A Robots.txt file helps in blocking search engine bots (Google, Bing, Yandex etc.) from crawling hyperlinks and their respective page content, that you do not want to include in search results OR which may result in duplicate content issues.



If you are using Pretty URLs Mod with SMF, then you may definitely want to upload a robots.txt file in the root directory of your Domain Name. You can include following lines in it:

User-agent: *
Disallow: /*?*
Disallow: /*msg*
Disallow: /profile/
Disallow: /help/
Disallow: /search/
Disallow: /search2/
Disallow: /activate/
Disallow: /stats/
Disallow: /admin/
Disallow: /trackip/
Disallow: /Themes/
Disallow: /login/
Disallow: /register/
Disallow: /pm/
Disallow: /logout/
Disallow: /reminder/

User-agent: Googlebot-Image
Disallow: /

User-agent: YandexImages
Disallow: /

User-agent: msnbot-media
Disallow: /

User-agent: MSNBOT_Mobile
Allow: /*wap
Disallow: /

User-agent: Googlebot-Mobile
Allow: /*wap
Disallow: /

User-agent: MediaPartners-Google
Allow: /

Important Notes:

1. No bot can access following URL sets after you upload a robots.txt file with above lines in it:

  • /?sort=<any command here> like /?sort=starter/?sort=replies/?sort=views and /?sort=last_post
  • Any URL with PHPSESSID in it i.e. /?PHPSESSID
  • /?action=<any command here> like /?action=printpage/?action=notify/?action=reporttm etc.
  • /msg5/
  • ?type=rss – Prevent your forum’s RSS Feed from getting indexed.
  • Anything related to profile of Administrators, Moderators and other forum members.
  • Whole Admin Area i.e. /admin/
  • Help, Search (including Advanced Search), Stats, Track IP, and Reminder Pages.
  • Login, Logout, Register and Activate Pages
  • Anything related to Private Messaging Page
  • Theme Directory

2. We have disallowed Image bots from accessing your forum completely, as this can help you save bandwidth.
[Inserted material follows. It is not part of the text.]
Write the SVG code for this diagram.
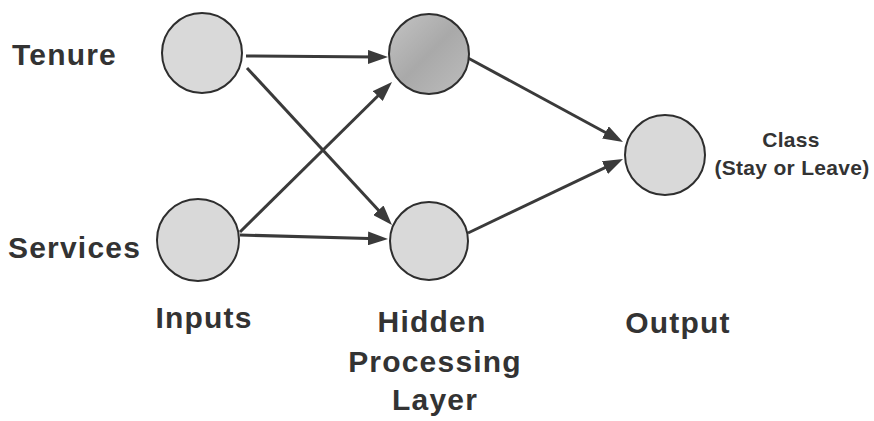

But, if you want all your images to be crawled, then remove following lines:

User-agent: Googlebot-Image
Disallow: /

User-agent: YandexImages
Disallow: /

User-agent: msnbot-media
Disallow: /

3. Also. we have completely disallowed mobile crawlers from accessing your forum using hyperlinks that are meant for a Computer Browser. But, these bots can fully access the WAP Section of your forum. Disallowing Mobile Bots is quite useful, as because same content will be served from 2 different URLs.

4. MediaPartners-Google, which is AdSense bot, can fully access your forum.

5. If you want to disallow or allow any other Bot, configure your robots.txt file accordingly using these guidelines. Also, above guide is applicable only for Good Bots, not rogue bots!